Oral history interview with Edna M. Lindemann, 1994 Dec. 1, Transcript
Oral history interview with Edna M. Lindemann, 1994 Dec. 1, Digital Sound Recording (Excerpt)
Originally recorded on 1 sound cassette. Reformatted in 2010 as 2 digital wav files. Duration is 1 hr., 21 min.
This transcript is open for research. Access to the entire audio recording is restricted. Contact Reference Services for more information.
An interview with Edna Lindemann conducted 1994 Dec. 1, by Robert Brown, for the Archives of American Art, in Lindemann's home, West Falls, N.Y.
Lindemann discusses her childhood in Buffalo as the daughter of Nason and Carl Meibohm, who established an art gallery, frame shop, and art supply store early in the 20th century.
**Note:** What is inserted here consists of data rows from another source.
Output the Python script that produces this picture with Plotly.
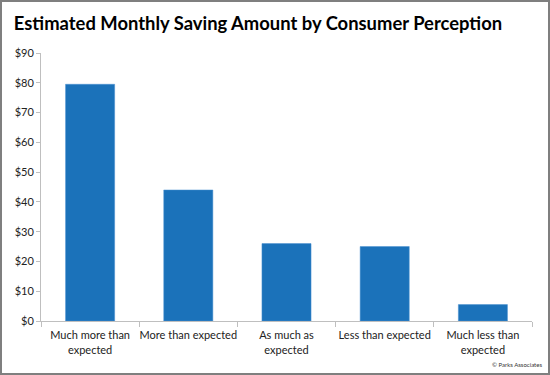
import plotly.graph_objects as go

categories = ["Much more than<br>expected", "More than expected", "As much as<br>expected",
              "Less than expected", "Much less than<br>expected"]
values = [79.5, 44, 26, 25, 5.5]

W, H = 550, 375
ml, mr, mt, mb = 41, 18, 53, 54
pw, ph = W - ml - mr, H - mt - mb

fig = go.Figure(go.Bar(x=categories, y=values, marker=dict(color="#1b72ba", line=dict(color="#4a90d0", width=0.5))))

fig.update_layout(
    width=W, height=H,
    margin=dict(l=ml, r=mr, t=mt, b=mb, autoexpand=False),
    paper_bgcolor="white", plot_bgcolor="white",
    bargap=0.5,
    showlegend=False,
    font=dict(family="Lato, Open Sans, sans-serif", color="#222222"),
    title=dict(text="<b>Estimated Monthly Saving Amount by Consumer Perception</b>",
               x=258 / W, xref="container", xanchor="center", y=1 - 24 / H, yanchor="middle",
               font=dict(size=18.4, color="black", family="Lato, sans-serif"), automargin=False),
    xaxis=dict(showline=True, linecolor="#bfbfbf", linewidth=1, ticks="outside",
               tickson="boundaries", ticklen=5, tickcolor="#bfbfbf", tickangle=0, automargin=False,
               tickfont=dict(size=11, color="#222222"), showgrid=False, ticklabelstandoff=4),
    yaxis=dict(range=[0, 90], dtick=10, tickprefix="$", showline=True, linecolor="#bfbfbf",
               linewidth=1, ticks="outside", ticklen=4, tickcolor="#bfbfbf", automargin=False,
               tickfont=dict(size=11, color="#222222"), showgrid=False, zeroline=False),
)

fig.add_shape(type="rect", xref="paper", yref="paper",
              x0=(1 - ml) / pw, x1=(W - 1 - ml) / pw,
              y0=(mt + ph - (H - 1)) / ph, y1=(mt + ph - 1) / ph,
              line=dict(color="#7f7f7f", width=2), fillcolor="rgba(0,0,0,0)", layer="above")

fig.add_annotation(text="© Parks Associates", xref="paper", yref="paper",
                   x=(544 - ml) / pw, y=(mt + ph - 364) / ph, xanchor="right", yanchor="middle",
                   showarrow=False, font=dict(size=6, color="#333333"))

fig.write_html("out.html", config={"displayModeBar": False},
               post_script="document.body.style.margin='0px';document.body.style.padding='0px';")
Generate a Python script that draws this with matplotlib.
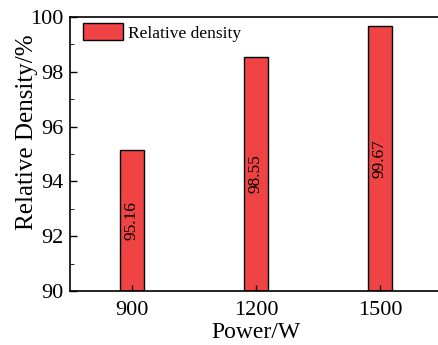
import matplotlib
matplotlib.use("Agg")
import matplotlib.pyplot as plt
from matplotlib.ticker import MultipleLocator

power = [900, 1200, 1500]
density = [95.16, 98.55, 99.67]
labels = ["95.16", "98.55", "99.67"]

plt.rcParams['font.family'] = ['Liberation Serif', 'DejaVu Serif']

fig = plt.figure(figsize=(4.38, 3.45), dpi=100)
ax = fig.add_axes([70/438, 1 - 291/345, 372/438, (291-17)/345])

bars = ax.bar(power, [d - 90 for d in density], bottom=90, width=60,
              color='#F04343', edgecolor='black', linewidth=1.0, label='Relative density')
for x, d, lab in zip(power, density, labels):
    ax.text(x, (90 + d) / 2, lab, rotation=90, ha='center', va='center', fontsize=12.5)

ax.set_xlim(750, 1650)
ax.set_ylim(90, 100)
ax.set_xticks(power)
ax.yaxis.set_major_locator(MultipleLocator(2))
ax.yaxis.set_minor_locator(MultipleLocator(1))
ax.tick_params(axis='both', direction='in', labelsize=16, width=1.0)
ax.tick_params(axis='y', which='major', length=5, pad=5)
ax.tick_params(axis='y', which='minor', direction='in', length=3)
ax.tick_params(axis='x', length=4, top=False, pad=7)
for s in ax.spines.values():
    s.set_linewidth(1.2)
ax.set_xlabel('Power/W', fontsize=17)
ax.set_ylabel('Relative Density/%', fontsize=18)
ax.xaxis.set_label_coords(0.5, -0.112)
ax.yaxis.set_label_coords(-0.087, 0.58)

leg = ax.legend(loc='upper left', bbox_to_anchor=(0.0, 1.025), frameon=False,
                fontsize=12.5, handlelength=2.3, handleheight=1.15,
                borderaxespad=0.35, handletextpad=0.3, borderpad=0.4)

fig.savefig('out.png', dpi=100)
She remembers living above the shop and summers spent in the country in the house that is now her residence. She talks about the effect of growing up surrounded by Stickley furniture, leaded glass, and Roycroft objects and the importance of the family's church, the conservative Lutheran Church - Missouri Synod.
Lindemann remembers her love of school, although there was no art instruction until high school where she was strongly influenced by Marie Colburn, a serious painter who summered in the art colony of Rockport, Mass. She recalls the encouragement of both Colburn and of Henry Jacobs, supervisor of art instruction in the Buffalo public schools, to pursue her art interests. Lindemann recalls the necessity during the Depression of combining technical instruction at the Albright Art School (diploma, 1936) with vocational training in art education at the State University of N.Y., at Buffalo (B.S., 1936). She talks about her early teaching positions in local public schools.
Transcript is available on the Archives of American Art's website.
Edna Lindemann (1915-2006) was an art instructor from Buffalo, N.Y.
This interview is part of the Archives of American Art Oral History Program, started in 1958 to document the history of the visual arts in the United States, primarily through interviews with artists, historians, dealers, critics and administrators.